— begin —

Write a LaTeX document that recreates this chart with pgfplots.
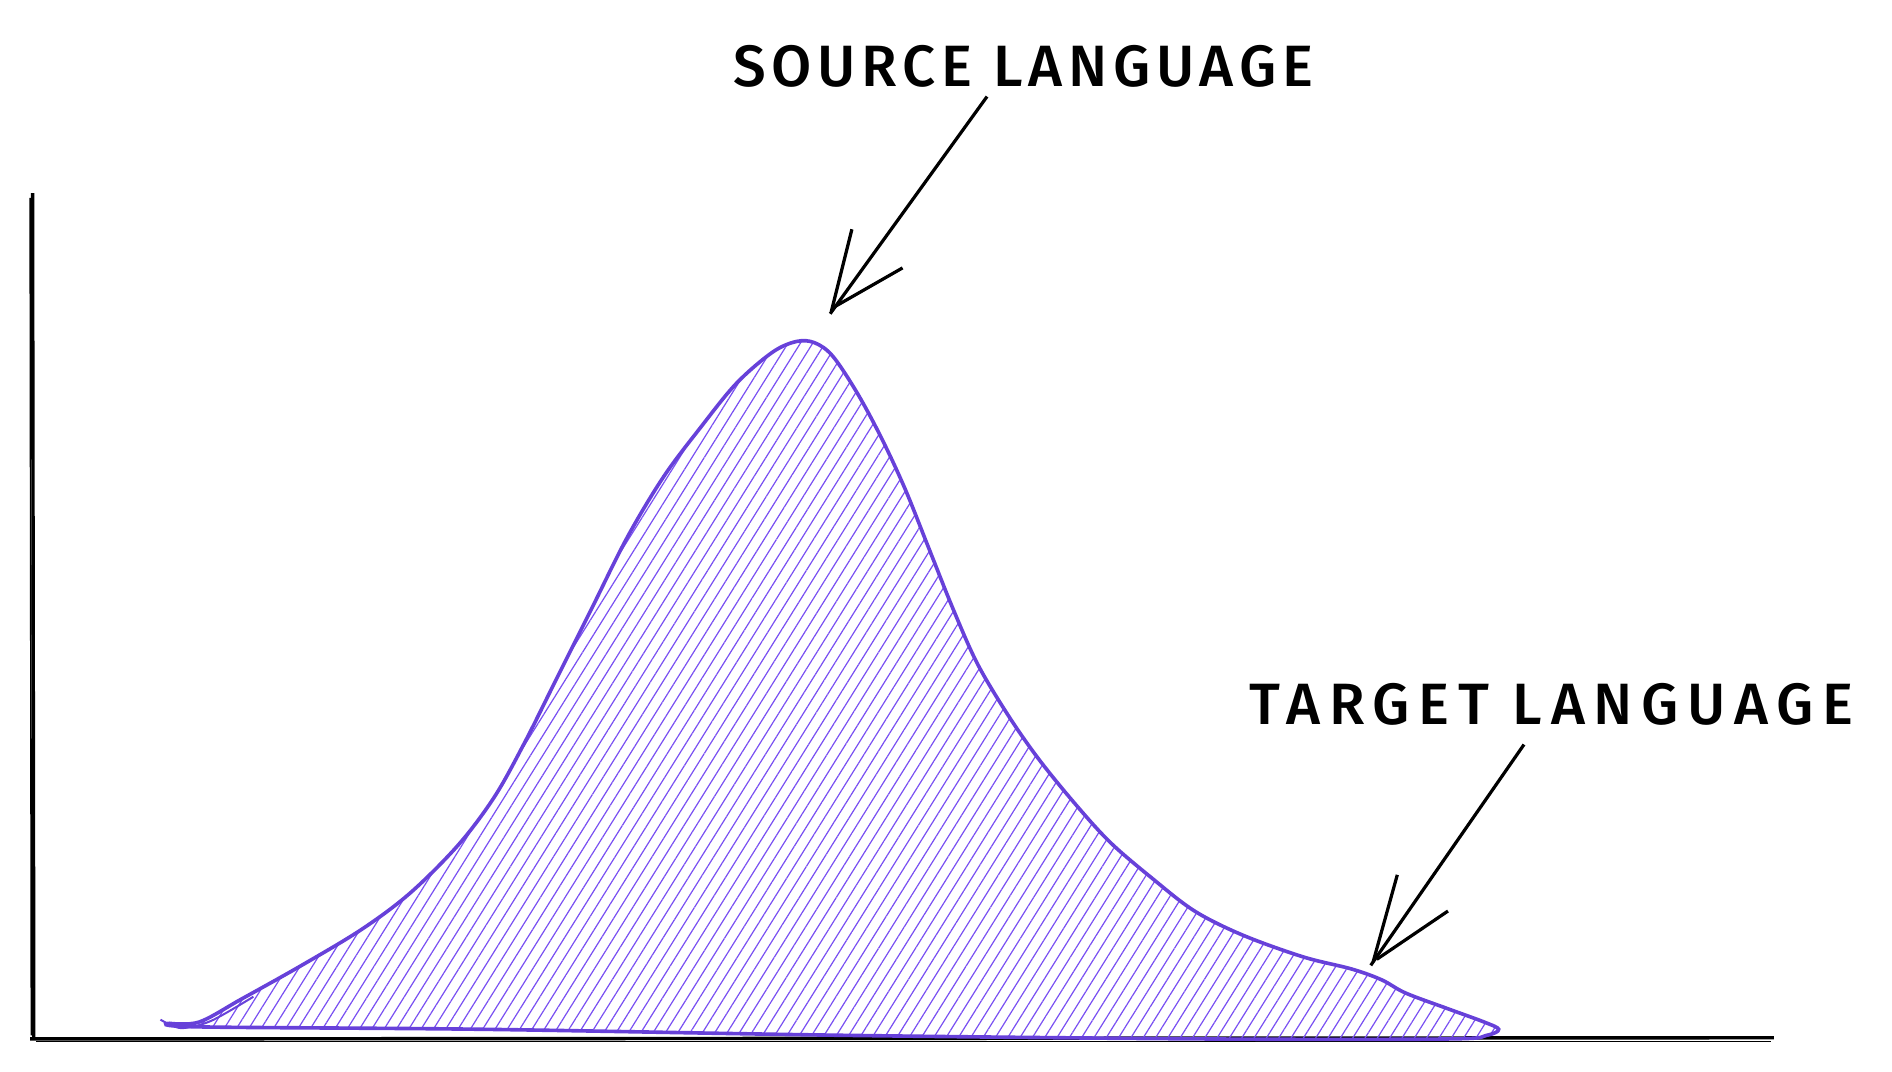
\documentclass[border=0pt]{standalone}
\usepackage{pgfplots}
\pgfplotsset{compat=1.18}
\usepackage{fontspec}
\newfontfamily\hand{Fira Sans}[LetterSpace=10, BoldFont={Fira Sans Medium}]
\newfontfamily\handb{Fira Sans}[LetterSpace=15, BoldFont={Fira Sans Medium}]
\usetikzlibrary{patterns.meta}
\definecolor{violetline}{HTML}{6741D9}
\definecolor{violethatch}{HTML}{7950F2}
\begin{document}
\begin{tikzpicture}
\begin{axis}[
  scale only axis, width=470.4pt, height=266.4pt,
  xmin=0, xmax=1568, ymin=0, ymax=888, y dir=reverse,
  hide axis, clip=false]
\path (axis cs:0,0) rectangle (axis cs:1568,888);
% axes
\addplot [black, line width=0.85pt] coordinates {(27,160) (28,861)};
\addplot [black, line width=0.4pt] coordinates {(25,164) (26,858)};
\addplot [black, line width=0.85pt] coordinates {(25,861) (1470,860)};
\addplot [black, line width=0.4pt] coordinates {(30,863) (1468,863)};
% distribution
\addplot [violetline, line width=0.9pt, smooth, tension=0.55,
  pattern={Lines[angle=58,distance=2.6pt,line width=0.3pt]}, pattern color=violethatch]
  coordinates {
  (140,848) (165,847) (200,828) (250,800) (300,770) (340,740) (380,700)
  (410,660) (435,615) (460,565) (490,505) (520,445) (550,395) (580,355)
  (610,318) (640,292) (660,283) (675,284) (690,295) (710,325) (730,362)
  (750,405) (770,455) (790,505) (810,550) (835,592) (860,628) (890,665)
  (920,698) (955,728) (990,755) (1030,775) (1080,793) (1120,803) (1145,812)
  (1165,823) (1200,836) (1230,847) (1242,853) (1232,858) (1200,861)
  (1000,861) (700,858) (400,853) (165,851) (140,848)};
\addplot [violetline, line width=0.5pt, smooth] coordinates {(133,845) (150,852) (175,846) (210,826)};
% arrows
\addplot [black, line width=0.8pt] coordinates {(818,80) (688,260)};
\addplot [black, line width=0.8pt] coordinates {(706,190) (689,258)};
\addplot [black, line width=0.8pt] coordinates {(748,222) (692,254)};
\addplot [black, line width=0.8pt] coordinates {(1263,617) (1136,800)};
\addplot [black, line width=0.8pt] coordinates {(1158,725) (1138,797)};
\addplot [black, line width=0.8pt] coordinates {(1200,755) (1141,795)};
% labels
\node [font=\hand\bfseries\fontsize{14.5}{16}\selectfont, anchor=base west, inner sep=0pt] at (axis cs:607,72) {SOURCE LANGUAGE};
\node [font=\handb\bfseries\fontsize{14.5}{16}\selectfont, anchor=base west, inner sep=0pt] at (axis cs:1035,600) {TARGET LANGUAGE};
\end{axis}
\end{tikzpicture}
\end{document}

— end —

The material above holds pictures; copy everything else in it exactly.

Write a LaTeX document that recreates this chart with pgfplots.
\documentclass[border=0pt]{standalone}
\usepackage{pgfplots}
\pgfplotsset{compat=1.18}
\usepackage{fontspec}
\newfontfamily\hand{Fira Sans}[LetterSpace=10, BoldFont={Fira Sans Medium}]
\newfontfamily\handb{Fira Sans}[LetterSpace=15, BoldFont={Fira Sans Medium}]
\usetikzlibrary{patterns.meta}
\definecolor{violetline}{HTML}{6741D9}
\definecolor{violethatch}{HTML}{7950F2}
\begin{document}
\begin{tikzpicture}
\begin{axis}[
  scale only axis, width=470.4pt, height=266.4pt,
  xmin=0, xmax=1568, ymin=0, ymax=888, y dir=reverse,
  hide axis, clip=false]
\path (axis cs:0,0) rectangle (axis cs:1568,888);
% axes
\addplot [black, line width=0.85pt] coordinates {(27,160) (28,861)};
\addplot [black, line width=0.4pt] coordinates {(25,164) (26,858)};
\addplot [black, line width=0.85pt] coordinates {(25,861) (1470,860)};
\addplot [black, line width=0.4pt] coordinates {(30,863) (1468,863)};
% distribution
\addplot [violetline, line width=0.9pt, smooth, tension=0.55,
  pattern={Lines[angle=58,distance=2.6pt,line width=0.3pt]}, pattern color=violethatch]
  coordinates {
  (140,848) (165,847) (200,828) (250,800) (300,770) (340,740) (380,700)
  (410,660) (435,615) (460,565) (490,505) (520,445) (550,395) (580,355)
  (610,318) (640,292) (660,283) (675,284) (690,295) (710,325) (730,362)
  (750,405) (770,455) (790,505) (810,550) (835,592) (860,628) (890,665)
  (920,698) (955,728) (990,755) (1030,775) (1080,793) (1120,803) (1145,812)
  (1165,823) (1200,836) (1230,847) (1242,853) (1232,858) (1200,861)
  (1000,861) (700,858) (400,853) (165,851) (140,848)};
\addplot [violetline, line width=0.5pt, smooth] coordinates {(133,845) (150,852) (175,846) (210,826)};
% arrows
\addplot [black, line width=0.8pt] coordinates {(818,80) (688,260)};
\addplot [black, line width=0.8pt] coordinates {(706,190) (689,258)};
\addplot [black, line width=0.8pt] coordinates {(748,222) (692,254)};
\addplot [black, line width=0.8pt] coordinates {(1263,617) (1136,800)};
\addplot [black, line width=0.8pt] coordinates {(1158,725) (1138,797)};
\addplot [black, line width=0.8pt] coordinates {(1200,755) (1141,795)};
% labels
\node [font=\hand\bfseries\fontsize{14.5}{16}\selectfont, anchor=base west, inner sep=0pt] at (axis cs:607,72) {SOURCE LANGUAGE};
\node [font=\handb\bfseries\fontsize{14.5}{16}\selectfont, anchor=base west, inner sep=0pt] at (axis cs:1035,600) {TARGET LANGUAGE};
\end{axis}
\end{tikzpicture}
\end{document}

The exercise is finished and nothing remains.